> **Directions for this task**: Write out the opening lines of the data word for word, up to and including the line with "import seaborn as sns", and leave every picture and every later line out.

START Source excerpt

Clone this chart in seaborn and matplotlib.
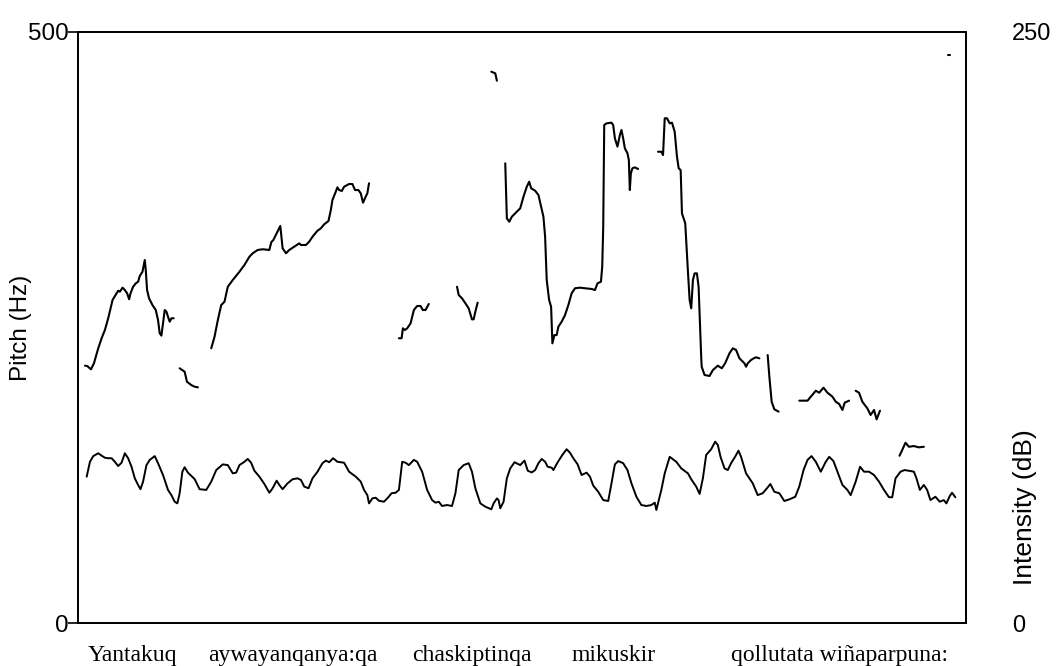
import matplotlib
matplotlib.use("Agg")
import matplotlib.pyplot as plt
import pandas as pd
import seaborn as sns

# ---------------- data ----------------
words = ["Yantakuq", "aywayanqanya:qa", "chaskiptinqa", "mikuskir", "qollutata wiñaparpuna:"]
word_time = [0.545, 2.16, 3.95, 5.37, 7.64]   # s, centre of each word
duration = 8.91                               # s
pitch_range = (0, 500)                        # Hz
intensity_range = (0, 250)                    # dB

# pitch contour, one list per voiced stretch (time s, F0 Hz)
pitch_time = [
    [0.070, 0.093, 0.130, 0.160, 0.203, 0.237, 0.270, 0.303, 0.347, 0.387,
     0.403, 0.420, 0.447, 0.470, 0.493, 0.513, 0.527, 0.553, 0.580, 0.603,
     0.620, 0.647, 0.670, 0.680, 0.693, 0.713, 0.747, 0.780, 0.803, 0.820,
     0.837, 0.853, 0.870, 0.887, 0.903, 0.920, 0.937, 0.960],
    [1.020, 1.070, 1.093, 1.137, 1.170, 1.203],
    [1.337, 1.370, 1.403, 1.437, 1.470, 1.503, 1.553, 1.620, 1.670, 1.720,
     1.753, 1.803, 1.853, 1.920, 1.940, 1.960, 1.980, 2.000, 2.030, 2.053,
     2.087, 2.120, 2.170, 2.220, 2.237, 2.287, 2.320, 2.353, 2.403, 2.437,
     2.470, 2.513, 2.537, 2.553, 2.580, 2.603, 2.620, 2.647, 2.670, 2.720,
     2.753, 2.780, 2.813, 2.837, 2.860, 2.887, 2.903, 2.920],
    [3.220, 3.247, 3.260, 3.280, 3.303, 3.337, 3.370, 3.403, 3.437, 3.460,
     3.487, 3.520],
    [3.803, 3.820, 3.853, 3.887, 3.920, 3.953, 3.970, 3.987, 4.010],
    [4.147, 4.187, 4.203],
    [4.287, 4.303, 4.327, 4.353, 4.403, 4.437, 4.470, 4.503, 4.527, 4.547,
     4.587, 4.620, 4.647, 4.670, 4.687, 4.703, 4.727, 4.747, 4.760, 4.780,
     4.803, 4.820, 4.853, 4.887, 4.920, 4.953, 4.987, 5.037, 5.087, 5.153,
     5.187, 5.213, 5.247, 5.260, 5.270, 5.280, 5.303, 5.353, 5.370, 5.387,
     5.413, 5.437, 5.453, 5.470, 5.487, 5.513, 5.527, 5.537, 5.547, 5.563,
     5.587, 5.620],
    [5.820, 5.853, 5.870, 5.887, 5.910, 5.937, 5.960, 5.987, 6.010, 6.027,
     6.047, 6.060, 6.093, 6.120, 6.137, 6.153, 6.170, 6.187, 6.210, 6.227,
     6.253, 6.258, 6.287, 6.337, 6.370, 6.420, 6.460, 6.493, 6.537, 6.570,
     6.603, 6.637, 6.687, 6.703, 6.720, 6.753, 6.780, 6.803, 6.837],
    [6.920, 6.937, 6.960, 6.987, 7.030],
    [7.237, 7.320, 7.353, 7.403, 7.437, 7.480, 7.520, 7.570, 7.603, 7.637,
     7.670, 7.693, 7.737],
    [7.803, 7.837, 7.870, 7.920, 7.953, 7.987, 8.013, 8.047],
    [8.243, 8.270, 8.303, 8.337, 8.387, 8.437, 8.487],
    [8.725, 8.750],
]
pitch_hz = [
    [217.7, 217.4, 214.6, 219.7, 232.4, 240.9, 247.9, 257.8, 273.3, 278.9,
     281.1, 280.3, 283.7, 281.7, 278.9, 273.9, 278.9, 284.5, 287.4, 288.7,
     293.6, 297.2, 307.1, 298.6, 281.7, 274.7, 269.0, 264.8, 256.3, 245.1,
     243.1, 253.5, 264.8, 263.4, 259.1, 254.9, 257.8, 257.8],
    [215.5, 212.6, 204.1, 201.3, 199.9, 199.4],
    [232.4, 242.2, 256.3, 269.0, 271.8, 284.5, 290.2, 297.2, 302.9, 309.9,
     312.8, 315.6, 316.2, 315.6, 322.3, 324.0, 327.4, 330.8, 335.9, 317.0,
     312.8, 315.6, 318.4, 321.2, 319.8, 319.8, 322.6, 326.8, 331.9, 333.9,
     337.3, 340.1, 349.4, 357.9, 363.5, 368.6, 366.3, 365.5, 369.1, 371.4,
     371.4, 366.3, 366.3, 363.5, 355.6, 360.7, 363.5, 372.0],
    [240.9, 240.9, 249.3, 247.9, 249.3, 253.5, 264.8, 268.2, 268.2, 264.8,
     264.8, 269.9],
    [284.5, 277.5, 274.7, 270.5, 266.2, 256.9, 256.9, 263.4, 271.0],
    [466.4, 465.0, 458.8],
    [388.9, 342.4, 339.5, 343.7, 348.0, 350.8, 360.7, 369.1, 373.3, 367.8,
     365.7, 362.1, 352.2, 343.7, 326.8, 290.2, 273.3, 267.6, 236.6, 243.6,
     243.6, 250.7, 254.9, 260.6, 269.0, 278.9, 283.2, 283.7, 283.2, 282.6,
     281.7, 287.4, 288.7, 301.4, 335.3, 421.3, 422.7, 423.3, 421.3, 410.1,
     403.0, 412.8, 417.1, 410.1, 401.6, 397.4, 391.7, 366.3, 380.4, 384.7,
     385.5, 384.1],
    [398.7, 398.7, 395.9, 427.0, 427.0, 422.7, 423.3, 415.6, 394.5, 384.7,
     383.2, 346.6, 338.1, 297.2, 273.3, 266.2, 290.2, 295.8, 295.8, 284.5,
     225.3, 216.8, 209.8, 209.0, 214.0, 217.7, 215.5, 219.7, 228.2, 232.4,
     231.0, 223.9, 219.7, 216.8, 219.7, 222.5, 223.9, 224.8, 223.9],
    [226.7, 208.4, 187.2, 180.8, 178.8],
    [188.1, 188.1, 191.5, 196.5, 194.8, 199.1, 194.8, 191.5, 187.2, 185.3,
     180.2, 186.4, 188.1],
    [196.5, 194.8, 187.2, 181.6, 176.0, 180.2, 172.3, 179.6],
    [141.5, 146.4, 152.5, 149.1, 149.7, 148.6, 149.1],
    [480.5, 480.5],
]

# intensity contour (time s, dB)
intensity_time = [
    0.087, 0.120, 0.153, 0.203, 0.237, 0.270, 0.303, 0.337, 0.370, 0.403,
    0.437, 0.470, 0.503, 0.537, 0.570, 0.603, 0.627, 0.653, 0.687, 0.720,
    0.770, 0.803, 0.853, 0.903, 0.937, 0.970, 0.997, 1.020, 1.047, 1.070,
    1.103, 1.170, 1.220, 1.287, 1.337, 1.387, 1.453, 1.503, 1.553, 1.587,
    1.620, 1.670, 1.703, 1.737, 1.770, 1.820, 1.870, 1.920, 1.953, 1.993,
    2.020, 2.053, 2.103, 2.153, 2.203, 2.237, 2.270, 2.313, 2.353, 2.403,
    2.453, 2.487, 2.520, 2.560, 2.603, 2.670, 2.720, 2.787, 2.837, 2.870,
    2.903, 2.920, 2.953, 2.987, 3.020, 3.070, 3.103, 3.147, 3.187, 3.220,
    3.253, 3.287, 3.320, 3.370, 3.403, 3.453, 3.503, 3.553, 3.587, 3.620,
    3.653, 3.703, 3.753, 3.787, 3.820, 3.870, 3.920, 3.953, 3.987, 4.037,
    4.087, 4.147, 4.170, 4.203, 4.220, 4.237, 4.270, 4.303, 4.337, 4.380,
    4.437, 4.480, 4.513, 4.553, 4.587, 4.620, 4.653, 4.687, 4.713, 4.753,
    4.770, 4.813, 4.860, 4.903, 4.937, 4.970, 5.013, 5.053, 5.103, 5.137,
    5.170, 5.220, 5.270, 5.320, 5.353, 5.387, 5.420, 5.470, 5.513, 5.553,
    5.603, 5.653, 5.703, 5.753, 5.787, 5.803, 5.853, 5.887, 5.937, 6.003,
    6.053, 6.120, 6.153, 6.203, 6.237, 6.270, 6.303, 6.353, 6.393, 6.420,
    6.447, 6.487, 6.520, 6.553, 6.593, 6.627, 6.653, 6.703, 6.770, 6.820,
    6.870, 6.913, 6.947, 6.987, 7.037, 7.087, 7.137, 7.197, 7.237, 7.280,
    7.320, 7.360, 7.403, 7.453, 7.503, 7.537, 7.580, 7.620, 7.670, 7.720,
    7.753, 7.803, 7.847, 7.887, 7.937, 7.987, 8.037, 8.087, 8.137, 8.170,
    8.203, 8.253, 8.293, 8.337, 8.387, 8.413, 8.447, 8.487, 8.520, 8.553,
    8.603, 8.647, 8.687, 8.713, 8.747, 8.770, 8.803,
]
intensity_db = [
    61.9, 68.2, 70.6, 71.8, 70.8, 69.9, 69.7, 69.7, 68.2, 66.4,
    67.8, 71.8, 69.7, 66.1, 61.2, 58.4, 56.6, 59.8, 66.8, 69.0,
    70.6, 67.6, 62.6, 56.3, 54.1, 51.3, 50.6, 54.9, 64.0, 65.9,
    63.6, 60.9, 56.6, 56.3, 59.8, 64.7, 67.1, 66.8, 63.3, 63.6,
    66.8, 68.2, 69.4, 67.8, 64.4, 61.9, 58.8, 55.1, 57.0, 60.2,
    58.4, 56.6, 59.1, 60.8, 61.2, 60.5, 57.7, 57.0, 61.2, 64.0,
    67.6, 68.7, 68.0, 69.7, 68.2, 67.8, 64.0, 61.9, 59.8, 56.3,
    54.1, 50.6, 52.7, 53.0, 51.7, 51.3, 52.7, 54.9, 55.1, 56.3,
    68.2, 67.8, 66.8, 69.0, 68.2, 64.0, 56.3, 52.0, 50.9, 51.3,
    49.5, 49.9, 49.5, 54.9, 64.7, 66.8, 67.6, 64.0, 57.0, 50.6,
    49.2, 48.1, 50.6, 52.7, 52.0, 48.5, 51.3, 61.2, 65.4, 68.0,
    66.8, 68.7, 64.4, 63.7, 64.7, 67.6, 69.4, 68.2, 66.1, 65.7,
    64.7, 68.0, 71.1, 73.5, 72.0, 69.7, 67.1, 62.6, 63.6, 61.9,
    58.1, 55.5, 52.0, 51.6, 59.1, 67.1, 68.5, 67.6, 64.7, 59.1,
    53.4, 49.9, 49.5, 49.9, 50.9, 47.8, 56.3, 63.3, 70.3, 68.2,
    65.4, 63.3, 60.8, 57.7, 54.6, 61.2, 71.1, 73.5, 76.7, 75.3,
    70.3, 65.4, 64.7, 67.6, 70.3, 72.9, 70.3, 63.3, 59.1, 54.1,
    54.9, 57.0, 58.8, 55.5, 54.9, 51.6, 52.3, 53.4, 57.7, 64.7,
    69.0, 70.6, 68.2, 64.0, 68.2, 70.3, 68.5, 64.0, 58.4, 56.3,
    54.1, 59.8, 66.1, 64.0, 64.0, 62.6, 59.8, 56.3, 53.2, 53.2,
    61.2, 64.0, 64.7, 64.4, 64.0, 61.2, 56.3, 58.4, 56.3, 52.0,
    53.4, 51.3, 52.0, 50.6, 53.7, 55.1, 53.2,
]

# ---------------- tables ----------------
pitch_df = pd.DataFrame({
    "time": [t for seg in pitch_time for t in seg],
    "f0": [v for seg in pitch_hz for v in seg],
    "run": [i for i, seg in enumerate(pitch_time) for _ in seg],
})
int_df = pd.DataFrame({"time": intensity_time, "db": intensity_db})

# ---------------- style ----------------
sns.set_style("ticks")
plt.rcParams["font.family"] = ["Liberation Sans", "DejaVu Sans"]
plt.rcParams["axes.linewidth"] = 1.3

fig = plt.figure(figsize=(10.62, 6.66), dpi=100)
ax = fig.add_axes([78 / 1062, 43 / 666, 888 / 1062, 591 / 666])

sns.lineplot(data=pitch_df, x="time", y="f0", units="run", estimator=None,
             sort=False, color="black", lw=1.5, ax=ax, legend=False)

ax2 = ax.twinx()
sns.lineplot(data=int_df, x="time", y="db", estimator=None, sort=False,
             color="black", lw=1.4, ax=ax2, legend=False)

ax.set_xlim(0, duration)
ax.set_ylim(*pitch_range)
ax2.set_ylim(*intensity_range)

for a in (ax, ax2):
    for s in a.spines.values():
        s.set_visible(True)
        s.set_color("black")
        s.set_linewidth(1.3)

# left (pitch) axis
ax.set_yticks(list(pitch_range))
ax.tick_params(axis="y", direction="out", length=7, width=1.2, pad=0,
               labelsize=17.5, colors="black")
ax.set_ylabel("Pitch (Hz)", fontsize=17.5, color="black")
ax.yaxis.set_label_coords(-0.052, 0.5)

# bottom: word labels
ax.set_xticks(word_time)
ax.set_xticklabels(words, fontfamily=["Liberation Serif", "DejaVu Serif"], fontsize=17)
ax.tick_params(axis="x", length=0, pad=16, colors="black")
ax.set_xlabel("")

# right (intensity) axis
ax2.set_yticks(list(intensity_range))
ax2.tick_params(axis="y", length=0, pad=33, labelsize=17, colors="black")
ax2.set_ylabel("Intensity (dB)", fontsize=19, color="black")
ax2.yaxis.set_label_coords(1.053, 0.196)

fig.savefig("out.png", dpi=100)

END Source excerpt

> **Result**:
Clone this chart in seaborn and matplotlib.
import matplotlib
matplotlib.use("Agg")
import matplotlib.pyplot as plt
import pandas as pd
import seaborn as sns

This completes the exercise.